Data segment:
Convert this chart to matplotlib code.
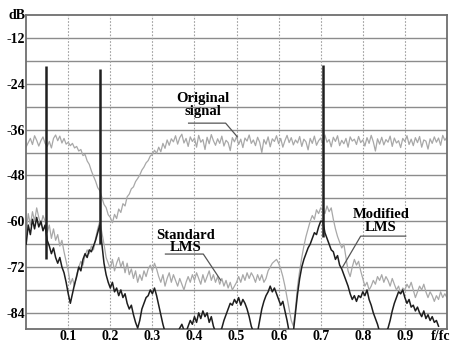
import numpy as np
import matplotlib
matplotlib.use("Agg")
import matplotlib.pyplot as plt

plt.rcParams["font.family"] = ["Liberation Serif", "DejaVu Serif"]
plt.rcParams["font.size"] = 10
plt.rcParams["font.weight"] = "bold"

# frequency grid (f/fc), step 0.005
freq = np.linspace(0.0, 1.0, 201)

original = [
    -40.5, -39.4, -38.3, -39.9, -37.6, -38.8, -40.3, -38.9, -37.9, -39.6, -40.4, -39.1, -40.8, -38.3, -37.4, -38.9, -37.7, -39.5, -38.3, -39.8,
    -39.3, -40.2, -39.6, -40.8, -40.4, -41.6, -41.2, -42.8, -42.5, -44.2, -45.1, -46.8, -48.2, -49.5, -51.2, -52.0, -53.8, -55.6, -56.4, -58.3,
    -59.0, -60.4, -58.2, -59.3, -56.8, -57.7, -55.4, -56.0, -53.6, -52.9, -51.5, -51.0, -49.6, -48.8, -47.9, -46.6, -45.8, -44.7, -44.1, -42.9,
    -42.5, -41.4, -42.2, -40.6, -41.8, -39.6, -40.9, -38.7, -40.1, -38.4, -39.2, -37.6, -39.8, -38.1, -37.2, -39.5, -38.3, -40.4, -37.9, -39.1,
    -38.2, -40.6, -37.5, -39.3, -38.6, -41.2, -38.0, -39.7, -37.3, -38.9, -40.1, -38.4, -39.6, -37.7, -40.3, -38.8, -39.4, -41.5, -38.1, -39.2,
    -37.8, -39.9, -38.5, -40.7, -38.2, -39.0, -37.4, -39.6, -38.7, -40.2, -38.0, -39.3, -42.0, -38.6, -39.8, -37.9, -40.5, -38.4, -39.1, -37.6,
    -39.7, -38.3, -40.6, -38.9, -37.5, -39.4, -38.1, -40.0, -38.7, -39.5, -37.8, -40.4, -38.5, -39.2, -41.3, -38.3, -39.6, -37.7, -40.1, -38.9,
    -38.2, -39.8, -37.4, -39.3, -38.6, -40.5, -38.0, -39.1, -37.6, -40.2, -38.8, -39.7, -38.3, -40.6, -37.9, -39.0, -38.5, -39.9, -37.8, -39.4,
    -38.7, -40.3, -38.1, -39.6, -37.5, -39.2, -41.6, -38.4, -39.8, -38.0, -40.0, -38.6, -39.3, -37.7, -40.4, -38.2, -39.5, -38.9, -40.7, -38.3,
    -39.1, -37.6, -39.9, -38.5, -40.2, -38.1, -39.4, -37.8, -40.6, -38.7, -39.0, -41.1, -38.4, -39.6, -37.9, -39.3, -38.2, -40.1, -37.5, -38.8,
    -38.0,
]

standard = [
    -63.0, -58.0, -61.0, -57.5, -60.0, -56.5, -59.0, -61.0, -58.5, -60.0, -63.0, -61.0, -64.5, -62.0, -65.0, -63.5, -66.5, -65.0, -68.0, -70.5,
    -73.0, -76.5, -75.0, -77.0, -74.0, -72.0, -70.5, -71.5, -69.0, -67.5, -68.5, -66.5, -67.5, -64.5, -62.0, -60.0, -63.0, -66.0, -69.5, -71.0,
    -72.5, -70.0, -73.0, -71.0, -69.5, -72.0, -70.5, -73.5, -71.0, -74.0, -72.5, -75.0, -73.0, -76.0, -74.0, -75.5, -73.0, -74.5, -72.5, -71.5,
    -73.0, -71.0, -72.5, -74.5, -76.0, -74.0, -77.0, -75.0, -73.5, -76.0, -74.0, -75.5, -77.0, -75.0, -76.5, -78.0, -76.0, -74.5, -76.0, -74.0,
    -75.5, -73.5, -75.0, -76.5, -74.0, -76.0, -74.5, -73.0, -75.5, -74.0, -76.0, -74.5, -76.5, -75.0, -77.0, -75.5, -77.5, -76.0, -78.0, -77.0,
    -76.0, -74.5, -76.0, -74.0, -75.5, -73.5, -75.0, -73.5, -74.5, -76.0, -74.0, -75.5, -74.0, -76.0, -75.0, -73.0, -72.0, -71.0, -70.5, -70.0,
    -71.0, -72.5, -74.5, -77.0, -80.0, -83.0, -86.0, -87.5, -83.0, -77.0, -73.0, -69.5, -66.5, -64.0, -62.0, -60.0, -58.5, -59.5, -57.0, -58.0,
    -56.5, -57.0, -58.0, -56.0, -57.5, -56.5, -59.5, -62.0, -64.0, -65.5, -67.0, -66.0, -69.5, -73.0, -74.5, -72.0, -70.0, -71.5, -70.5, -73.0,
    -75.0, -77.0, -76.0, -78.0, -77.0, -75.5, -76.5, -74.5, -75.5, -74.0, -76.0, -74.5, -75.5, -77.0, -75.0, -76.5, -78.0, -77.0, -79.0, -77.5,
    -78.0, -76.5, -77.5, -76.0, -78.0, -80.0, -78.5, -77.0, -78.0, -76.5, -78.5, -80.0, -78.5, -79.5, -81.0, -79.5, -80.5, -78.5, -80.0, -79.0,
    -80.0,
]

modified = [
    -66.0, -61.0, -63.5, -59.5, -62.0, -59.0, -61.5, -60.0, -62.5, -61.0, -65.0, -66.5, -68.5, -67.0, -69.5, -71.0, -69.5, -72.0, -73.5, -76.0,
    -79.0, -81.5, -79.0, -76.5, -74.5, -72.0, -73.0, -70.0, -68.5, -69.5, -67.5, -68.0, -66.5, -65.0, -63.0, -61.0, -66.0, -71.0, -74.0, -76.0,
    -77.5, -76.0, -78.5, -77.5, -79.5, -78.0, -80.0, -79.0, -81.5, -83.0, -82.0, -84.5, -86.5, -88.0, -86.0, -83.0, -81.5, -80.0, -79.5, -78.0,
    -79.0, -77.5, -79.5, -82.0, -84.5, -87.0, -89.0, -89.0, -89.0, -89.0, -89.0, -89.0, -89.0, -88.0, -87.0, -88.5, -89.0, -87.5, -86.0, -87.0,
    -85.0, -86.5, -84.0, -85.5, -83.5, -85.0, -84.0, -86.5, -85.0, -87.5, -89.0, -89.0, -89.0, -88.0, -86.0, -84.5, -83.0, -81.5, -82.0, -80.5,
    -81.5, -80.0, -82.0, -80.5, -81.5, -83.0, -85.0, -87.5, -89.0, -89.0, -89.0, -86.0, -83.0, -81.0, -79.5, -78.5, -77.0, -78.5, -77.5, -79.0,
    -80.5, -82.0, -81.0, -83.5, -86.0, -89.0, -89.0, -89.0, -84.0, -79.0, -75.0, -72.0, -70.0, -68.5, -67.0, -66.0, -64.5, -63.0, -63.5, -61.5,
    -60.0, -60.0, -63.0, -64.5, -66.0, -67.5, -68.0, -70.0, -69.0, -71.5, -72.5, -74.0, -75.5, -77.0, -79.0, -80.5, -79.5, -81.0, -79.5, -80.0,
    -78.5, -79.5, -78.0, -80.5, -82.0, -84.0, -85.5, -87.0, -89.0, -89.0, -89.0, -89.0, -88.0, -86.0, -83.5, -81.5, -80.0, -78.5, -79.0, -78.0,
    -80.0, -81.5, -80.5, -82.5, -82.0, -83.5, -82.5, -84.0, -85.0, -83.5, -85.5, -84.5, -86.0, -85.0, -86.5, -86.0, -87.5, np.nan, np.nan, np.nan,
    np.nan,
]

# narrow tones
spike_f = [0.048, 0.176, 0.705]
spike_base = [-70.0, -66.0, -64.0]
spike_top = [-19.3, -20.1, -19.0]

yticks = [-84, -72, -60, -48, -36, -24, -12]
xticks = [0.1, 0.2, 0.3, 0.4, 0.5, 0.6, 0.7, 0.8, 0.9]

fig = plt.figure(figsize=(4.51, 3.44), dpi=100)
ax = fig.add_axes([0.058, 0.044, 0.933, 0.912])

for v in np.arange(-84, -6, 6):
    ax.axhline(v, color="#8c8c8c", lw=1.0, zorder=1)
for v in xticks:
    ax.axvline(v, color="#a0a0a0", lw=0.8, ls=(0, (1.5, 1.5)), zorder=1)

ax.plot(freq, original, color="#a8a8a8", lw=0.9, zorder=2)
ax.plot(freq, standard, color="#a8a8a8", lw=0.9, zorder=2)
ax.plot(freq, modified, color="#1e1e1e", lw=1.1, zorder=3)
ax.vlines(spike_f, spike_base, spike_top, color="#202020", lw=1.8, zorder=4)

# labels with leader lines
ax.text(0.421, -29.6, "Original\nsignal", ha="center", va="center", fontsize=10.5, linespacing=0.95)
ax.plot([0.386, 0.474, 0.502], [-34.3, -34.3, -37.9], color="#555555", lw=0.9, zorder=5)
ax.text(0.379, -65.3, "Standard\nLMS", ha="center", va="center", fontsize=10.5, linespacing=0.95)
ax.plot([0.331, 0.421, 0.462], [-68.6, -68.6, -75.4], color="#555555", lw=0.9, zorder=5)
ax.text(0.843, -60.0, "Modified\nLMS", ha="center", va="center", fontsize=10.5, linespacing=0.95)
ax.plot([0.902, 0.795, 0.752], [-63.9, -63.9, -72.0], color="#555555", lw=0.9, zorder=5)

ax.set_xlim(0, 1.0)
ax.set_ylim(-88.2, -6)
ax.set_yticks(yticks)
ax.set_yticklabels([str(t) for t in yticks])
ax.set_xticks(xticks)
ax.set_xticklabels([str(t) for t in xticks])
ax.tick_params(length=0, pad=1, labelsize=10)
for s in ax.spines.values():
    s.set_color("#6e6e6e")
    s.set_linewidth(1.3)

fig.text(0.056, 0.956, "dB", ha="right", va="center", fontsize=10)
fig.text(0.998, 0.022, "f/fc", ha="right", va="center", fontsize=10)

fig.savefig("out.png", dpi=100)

Your objective: The lines from the top of the data above through the one holding "freq = np.linspace(0.0, 1.0, 201)" are to be repeated exactly, and only those, with no pictures.

Response to the exercise:
Convert this chart to matplotlib code.
import numpy as np
import matplotlib
matplotlib.use("Agg")
import matplotlib.pyplot as plt

plt.rcParams["font.family"] = ["Liberation Serif", "DejaVu Serif"]
plt.rcParams["font.size"] = 10
plt.rcParams["font.weight"] = "bold"

# frequency grid (f/fc), step 0.005
freq = np.linspace(0.0, 1.0, 201)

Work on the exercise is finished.